TEHRAN – A massive handwoven carpet, which according to a senior Iranian expert is ‘the biggest and oldest pictorial carpet in the world’ has recently been unveiled in the UNESCO-registered Golestan Palace in downtown Tehran-Iran.
“This pictorial carpet, which dates back over a century, came to light some three years ago during a survey held at the historical-carpet treasure trove of the World Heritage site,” said Touraj Jouleh, who is a senior cultural heritage expert at the Ministry of Cultural Heritage, Tourism and Handicrafts.
“Measuring 5 by 5.75 meters, the pictorial carpet covers 28 square meters in area and it is assumed that the carpet is made in the south of Khorasan region somewhere near Birjand,” he said.
“After a range of studies, with the cooperation of experts from Birjand Cultural Heritage Department, was carried out on hand-woven pictorial carpets of the world, it was determined that this carpet is the largest pictorial carpet in the history of carpet weaving in the globe.”
Talking about the theme the carpet depicts, he noted: “A month-long survey suggests that the carpet depicts a location which is not Iranian soil, and it may be somewhere in Afghanistan or India.”

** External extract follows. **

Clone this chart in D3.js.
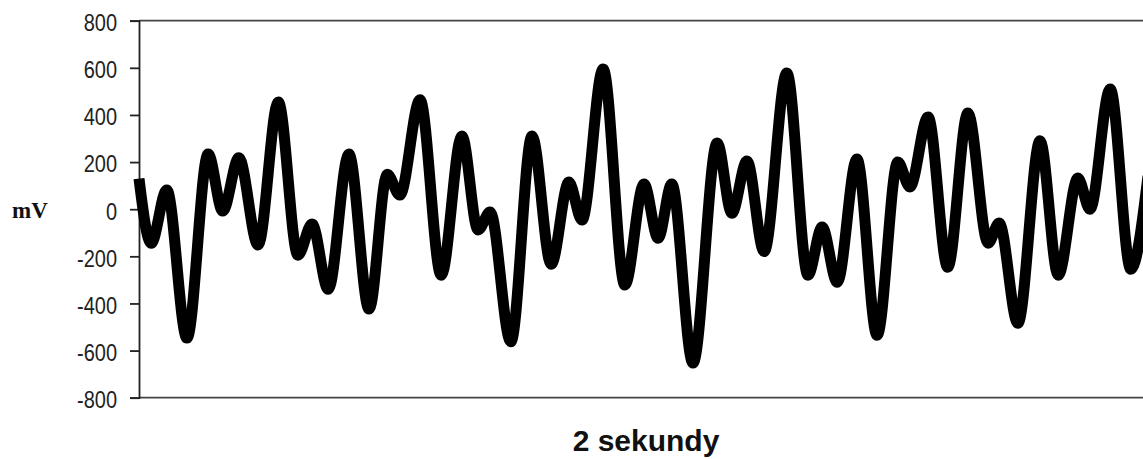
<!DOCTYPE html>
<html>
<head>
<meta charset="utf-8">
<script src="https://cdn.jsdelivr.net/npm/d3@7"></script>
<style>
  html, body { margin: 0; padding: 0; background: #fff; }
  svg { display: block; }
</style>
</head>
<body>
<svg id="chart" width="1143" height="459"></svg>
<script>
// time in ms (the window spans 2 seconds)
const times = [0, 24, 55, 95, 137, 166, 198, 236, 276, 315, 343, 375, 416, 456, 492, 517, 557, 599, 640, 672, 696, 737, 779, 817, 852, 878, 920, 963, 1001, 1029, 1056, 1098, 1146, 1175, 1205, 1239, 1284, 1326, 1354, 1384, 1423, 1463, 1504, 1528, 1564, 1603, 1643, 1683, 1705, 1742, 1786, 1822, 1861, 1885, 1925, 1966, 2000];
// voltage in mV
const values = [130, -145, 82, -547, 234, -8, 218, -152, 455, -195, -63, -340, 234, -424, 148, 60, 464, -280, 311, -88, -12, -563, 311, -234, 115, -46, 595, -322, 107, -123, 107, -653, 281, -17, 205, -180, 578, -280, -76, -310, 213, -535, 200, 94, 391, -246, 408, -144, -59, -484, 290, -280, 132, 0, 510, -255, 140];
const yTicks = [-800, -600, -400, -200, 0, 200, 400, 600, 800];
const yLabel = "mV";
const xLabel = "2 sekundy";

const data = times.map((t, i) => ({ t, v: values[i] }));

const svg = d3.select("#chart");
const mLeft = 139, mRight = 1148, mTop = 20.7, mBottom = 397.7;

const x = d3.scaleLinear().domain([0, 2000]).range([mLeft, mRight]);
const y = d3.scaleLinear().domain([-800, 800]).range([mBottom, mTop]);

// frame lines (top and bottom)
svg.append("line").attr("x1", mLeft).attr("x2", 1143).attr("y1", y(800)).attr("y2", y(800))
  .attr("stroke", "#444").attr("stroke-width", 1.8);
svg.append("line").attr("x1", mLeft).attr("x2", 1143).attr("y1", y(-800)).attr("y2", y(-800))
  .attr("stroke", "#444").attr("stroke-width", 1.8);

// y axis
const yAxis = svg.append("g")
  .attr("transform", `translate(${mLeft},0)`)
  .call(d3.axisLeft(y).tickValues(yTicks).tickSize(9).tickPadding(13).tickFormat(d => String(d)));
yAxis.select(".domain").attr("stroke", "#222").attr("stroke-width", 1.8);
yAxis.selectAll(".tick line").attr("stroke", "#222").attr("stroke-width", 1.8);
yAxis.selectAll(".tick text")
  .attr("font-family", "Arial, 'Liberation Sans', sans-serif")
  .attr("font-size", 20)
  .attr("fill", "#222")
  .attr("dy", "0.42em")
  .attr("transform", "scale(1,1.18)");

// series line
const line = d3.line()
  .x(d => x(d.t))
  .y(d => y(d.v))
  .curve(d3.curveMonotoneX);

svg.append("path")
  .datum(data)
  .attr("d", line)
  .attr("fill", "none")
  .attr("stroke", "#000")
  .attr("stroke-width", 11)
  .attr("stroke-linejoin", "round");

// labels
svg.append("text")
  .attr("x", 12).attr("y", 218)
  .attr("font-family", "'Liberation Serif', 'Times New Roman', serif")
  .attr("font-weight", "bold")
  .attr("font-size", 23)
  .attr("fill", "#111")
  .text(yLabel);

svg.append("text")
  .attr("x", 646).attr("y", 451)
  .attr("text-anchor", "middle")
  .attr("font-family", "Arial, 'Liberation Sans', sans-serif")
  .attr("font-weight", "bold")
  .attr("font-size", 30)
  .attr("fill", "#111")
  .text(xLabel);
</script>
</body>
</html>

“On this carpet, the image of a parade or military manoeuvre of British soldiers in front of a luxurious headquarters and residence is depicted.”
“The carpet bears social/political theme, and at the upper part of the carpet, it seems an image of a ship in the Persian Gulf is woven,” Jouleh added.
The expert, however, expressed surprise over the bizarre depiction, saying “The reason why such an event has been woven is unknown, and the event itself is still unidentified as well and we hope it to be deciphered in future surveys.”
Handwoven Persian carpets are sought after internationally for their delicate designs and good quality. A medallion pattern is arguably the most characteristic feature of all types of Persian rugs. Among Persian carpets, particularly those of the classic period, the medallion may represent an open lotus blossom with several petals.
Golestan Palace became a center of Qajari arts and architecture which is an outstanding example and has remained a source of inspiration for Iranian artists and architects to this day. It embodies a successful integration of earlier Persian crafts and architecture with Western influences.